● Problem to solve: Extract only the first line of the listing and every line after it up to and including the one with "const l1NoiseLower = [31.4, 37.6, 42.7, 46.1, 49.0, 52.1, 54.8];". Omit the pictures.

————————

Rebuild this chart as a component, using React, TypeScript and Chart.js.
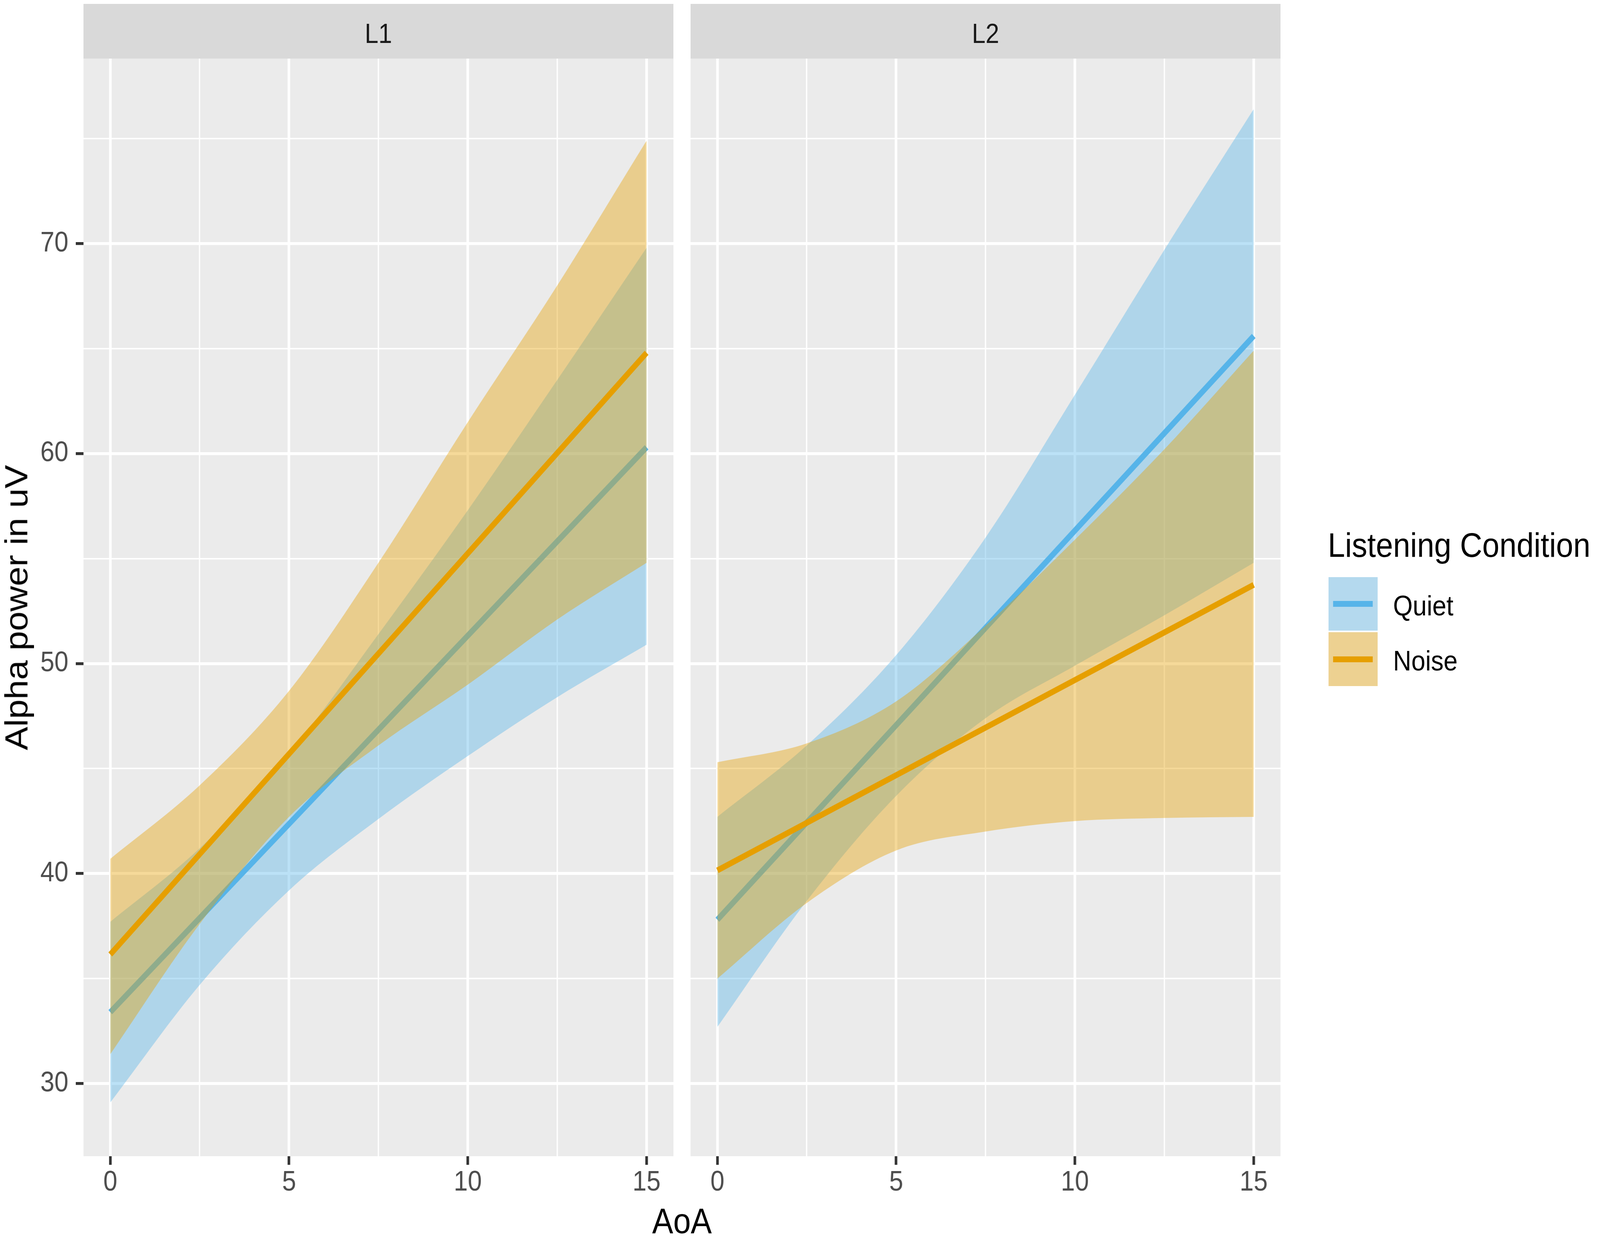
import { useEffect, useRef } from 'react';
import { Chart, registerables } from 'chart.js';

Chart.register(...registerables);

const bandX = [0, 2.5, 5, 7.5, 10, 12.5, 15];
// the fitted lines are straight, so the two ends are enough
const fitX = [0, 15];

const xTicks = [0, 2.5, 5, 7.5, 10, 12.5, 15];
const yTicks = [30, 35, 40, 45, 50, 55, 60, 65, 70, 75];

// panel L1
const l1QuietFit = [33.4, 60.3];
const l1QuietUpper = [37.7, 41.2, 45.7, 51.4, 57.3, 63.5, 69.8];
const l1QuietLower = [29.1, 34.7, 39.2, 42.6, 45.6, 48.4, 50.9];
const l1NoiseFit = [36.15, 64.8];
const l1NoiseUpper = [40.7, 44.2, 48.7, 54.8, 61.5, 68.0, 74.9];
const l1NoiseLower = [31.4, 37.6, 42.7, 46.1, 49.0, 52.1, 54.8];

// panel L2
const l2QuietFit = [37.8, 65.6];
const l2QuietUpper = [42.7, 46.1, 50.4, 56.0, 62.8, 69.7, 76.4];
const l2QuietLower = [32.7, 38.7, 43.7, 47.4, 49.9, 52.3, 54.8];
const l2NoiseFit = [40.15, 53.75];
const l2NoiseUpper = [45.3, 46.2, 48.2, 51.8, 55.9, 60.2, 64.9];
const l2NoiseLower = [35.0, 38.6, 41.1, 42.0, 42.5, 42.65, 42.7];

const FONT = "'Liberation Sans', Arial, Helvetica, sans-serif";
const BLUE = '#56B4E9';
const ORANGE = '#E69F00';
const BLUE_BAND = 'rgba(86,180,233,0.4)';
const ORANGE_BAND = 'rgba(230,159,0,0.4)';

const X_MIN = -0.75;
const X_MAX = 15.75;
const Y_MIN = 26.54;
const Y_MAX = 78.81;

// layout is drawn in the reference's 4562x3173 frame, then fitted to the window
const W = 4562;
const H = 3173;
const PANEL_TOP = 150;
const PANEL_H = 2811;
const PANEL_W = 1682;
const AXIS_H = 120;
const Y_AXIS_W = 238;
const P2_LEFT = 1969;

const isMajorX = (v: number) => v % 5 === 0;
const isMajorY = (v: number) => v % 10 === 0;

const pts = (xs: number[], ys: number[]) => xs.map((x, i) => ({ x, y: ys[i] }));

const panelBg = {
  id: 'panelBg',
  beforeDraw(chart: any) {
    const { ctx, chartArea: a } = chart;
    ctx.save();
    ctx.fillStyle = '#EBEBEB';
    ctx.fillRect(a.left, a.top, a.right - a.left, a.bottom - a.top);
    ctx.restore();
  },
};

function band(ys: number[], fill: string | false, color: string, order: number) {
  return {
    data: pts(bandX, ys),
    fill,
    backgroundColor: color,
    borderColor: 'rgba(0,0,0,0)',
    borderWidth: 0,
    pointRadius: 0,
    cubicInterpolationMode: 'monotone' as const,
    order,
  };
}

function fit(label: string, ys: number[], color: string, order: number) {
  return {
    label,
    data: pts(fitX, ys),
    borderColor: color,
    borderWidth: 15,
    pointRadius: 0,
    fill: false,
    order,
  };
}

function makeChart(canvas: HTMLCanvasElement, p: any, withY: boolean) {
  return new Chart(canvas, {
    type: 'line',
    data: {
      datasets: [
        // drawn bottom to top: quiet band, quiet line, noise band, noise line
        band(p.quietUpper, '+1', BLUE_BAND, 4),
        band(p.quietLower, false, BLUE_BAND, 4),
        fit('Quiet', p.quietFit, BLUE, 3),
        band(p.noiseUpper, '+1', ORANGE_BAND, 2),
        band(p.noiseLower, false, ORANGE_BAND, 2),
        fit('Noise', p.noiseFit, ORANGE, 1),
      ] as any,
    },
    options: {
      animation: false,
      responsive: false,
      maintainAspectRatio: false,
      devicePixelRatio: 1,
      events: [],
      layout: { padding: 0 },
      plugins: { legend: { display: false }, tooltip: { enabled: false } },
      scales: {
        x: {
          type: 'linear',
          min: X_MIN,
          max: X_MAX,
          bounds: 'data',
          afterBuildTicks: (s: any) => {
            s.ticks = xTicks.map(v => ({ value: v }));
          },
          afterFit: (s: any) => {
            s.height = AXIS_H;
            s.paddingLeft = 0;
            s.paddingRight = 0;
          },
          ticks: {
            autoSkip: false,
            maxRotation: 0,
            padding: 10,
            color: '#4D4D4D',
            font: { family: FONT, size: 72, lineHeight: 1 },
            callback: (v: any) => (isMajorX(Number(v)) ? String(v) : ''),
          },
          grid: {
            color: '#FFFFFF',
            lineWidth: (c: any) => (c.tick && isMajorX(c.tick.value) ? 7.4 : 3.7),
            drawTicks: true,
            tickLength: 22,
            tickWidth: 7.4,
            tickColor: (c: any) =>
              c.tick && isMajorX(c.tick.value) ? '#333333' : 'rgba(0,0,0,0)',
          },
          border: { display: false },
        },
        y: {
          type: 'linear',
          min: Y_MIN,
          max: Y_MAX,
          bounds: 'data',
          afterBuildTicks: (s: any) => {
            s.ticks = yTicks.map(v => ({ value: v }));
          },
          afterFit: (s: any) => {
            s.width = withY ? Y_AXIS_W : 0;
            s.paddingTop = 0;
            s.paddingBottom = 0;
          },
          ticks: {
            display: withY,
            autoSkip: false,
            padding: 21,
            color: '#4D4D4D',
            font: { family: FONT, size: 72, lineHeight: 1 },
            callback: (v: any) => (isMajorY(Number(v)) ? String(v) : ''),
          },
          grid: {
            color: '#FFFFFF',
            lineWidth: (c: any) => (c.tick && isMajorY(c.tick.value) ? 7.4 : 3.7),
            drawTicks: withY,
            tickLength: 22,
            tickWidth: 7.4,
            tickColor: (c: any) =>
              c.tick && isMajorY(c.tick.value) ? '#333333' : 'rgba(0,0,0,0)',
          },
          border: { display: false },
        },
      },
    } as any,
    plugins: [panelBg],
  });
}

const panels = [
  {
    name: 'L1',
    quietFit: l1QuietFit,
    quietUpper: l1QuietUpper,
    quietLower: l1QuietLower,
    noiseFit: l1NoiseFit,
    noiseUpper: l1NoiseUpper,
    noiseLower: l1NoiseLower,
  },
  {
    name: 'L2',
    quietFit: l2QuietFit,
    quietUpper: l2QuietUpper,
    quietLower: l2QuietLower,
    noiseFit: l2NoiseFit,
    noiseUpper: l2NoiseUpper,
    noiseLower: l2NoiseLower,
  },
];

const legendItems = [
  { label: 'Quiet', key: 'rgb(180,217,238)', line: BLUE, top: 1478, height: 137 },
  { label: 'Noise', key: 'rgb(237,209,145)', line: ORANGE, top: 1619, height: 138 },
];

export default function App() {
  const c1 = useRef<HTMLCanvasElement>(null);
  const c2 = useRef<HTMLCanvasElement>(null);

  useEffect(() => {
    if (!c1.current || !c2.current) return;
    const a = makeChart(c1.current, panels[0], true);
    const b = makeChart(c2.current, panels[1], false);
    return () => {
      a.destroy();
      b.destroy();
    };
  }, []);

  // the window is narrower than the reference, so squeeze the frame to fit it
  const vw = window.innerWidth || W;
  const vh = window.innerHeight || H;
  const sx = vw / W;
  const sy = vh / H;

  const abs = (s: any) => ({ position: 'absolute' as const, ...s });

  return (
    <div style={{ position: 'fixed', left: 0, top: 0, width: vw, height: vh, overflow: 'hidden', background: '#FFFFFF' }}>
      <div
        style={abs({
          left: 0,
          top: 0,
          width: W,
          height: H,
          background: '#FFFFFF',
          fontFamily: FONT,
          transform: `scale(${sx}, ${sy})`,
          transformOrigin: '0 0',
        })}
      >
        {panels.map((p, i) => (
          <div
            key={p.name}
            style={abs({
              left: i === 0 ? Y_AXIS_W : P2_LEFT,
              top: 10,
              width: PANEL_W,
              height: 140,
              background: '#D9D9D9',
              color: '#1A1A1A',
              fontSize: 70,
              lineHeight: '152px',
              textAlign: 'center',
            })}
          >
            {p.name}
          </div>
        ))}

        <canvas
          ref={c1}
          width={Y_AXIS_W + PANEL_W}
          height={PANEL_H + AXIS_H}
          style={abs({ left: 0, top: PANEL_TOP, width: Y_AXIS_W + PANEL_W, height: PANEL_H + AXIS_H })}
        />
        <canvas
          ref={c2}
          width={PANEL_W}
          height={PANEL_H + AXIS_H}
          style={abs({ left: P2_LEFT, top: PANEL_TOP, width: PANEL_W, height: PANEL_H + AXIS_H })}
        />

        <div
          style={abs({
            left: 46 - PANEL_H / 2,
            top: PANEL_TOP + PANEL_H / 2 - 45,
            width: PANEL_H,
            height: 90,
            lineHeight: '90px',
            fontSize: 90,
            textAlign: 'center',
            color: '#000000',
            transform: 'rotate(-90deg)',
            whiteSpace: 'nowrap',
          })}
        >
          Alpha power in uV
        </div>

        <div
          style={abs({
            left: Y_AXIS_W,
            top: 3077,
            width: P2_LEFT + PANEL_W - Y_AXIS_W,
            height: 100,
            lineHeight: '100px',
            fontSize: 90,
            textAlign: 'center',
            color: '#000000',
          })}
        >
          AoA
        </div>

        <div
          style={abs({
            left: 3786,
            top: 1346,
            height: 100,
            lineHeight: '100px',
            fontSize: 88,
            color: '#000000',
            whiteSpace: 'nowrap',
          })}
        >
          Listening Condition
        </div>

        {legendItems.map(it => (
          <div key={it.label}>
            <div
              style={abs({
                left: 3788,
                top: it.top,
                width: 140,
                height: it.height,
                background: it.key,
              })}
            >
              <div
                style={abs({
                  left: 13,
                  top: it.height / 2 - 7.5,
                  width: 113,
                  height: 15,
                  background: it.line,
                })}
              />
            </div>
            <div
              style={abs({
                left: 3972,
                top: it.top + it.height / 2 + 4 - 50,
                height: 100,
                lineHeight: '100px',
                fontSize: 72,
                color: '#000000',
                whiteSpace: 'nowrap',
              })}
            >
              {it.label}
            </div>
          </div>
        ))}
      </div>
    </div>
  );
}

————————

● Complete output:
Rebuild this chart as a component, using React, TypeScript and Chart.js.
import { useEffect, useRef } from 'react';
import { Chart, registerables } from 'chart.js';

Chart.register(...registerables);

const bandX = [0, 2.5, 5, 7.5, 10, 12.5, 15];
// the fitted lines are straight, so the two ends are enough
const fitX = [0, 15];

const xTicks = [0, 2.5, 5, 7.5, 10, 12.5, 15];
const yTicks = [30, 35, 40, 45, 50, 55, 60, 65, 70, 75];

// panel L1
const l1QuietFit = [33.4, 60.3];
const l1QuietUpper = [37.7, 41.2, 45.7, 51.4, 57.3, 63.5, 69.8];
const l1QuietLower = [29.1, 34.7, 39.2, 42.6, 45.6, 48.4, 50.9];
const l1NoiseFit = [36.15, 64.8];
const l1NoiseUpper = [40.7, 44.2, 48.7, 54.8, 61.5, 68.0, 74.9];
const l1NoiseLower = [31.4, 37.6, 42.7, 46.1, 49.0, 52.1, 54.8];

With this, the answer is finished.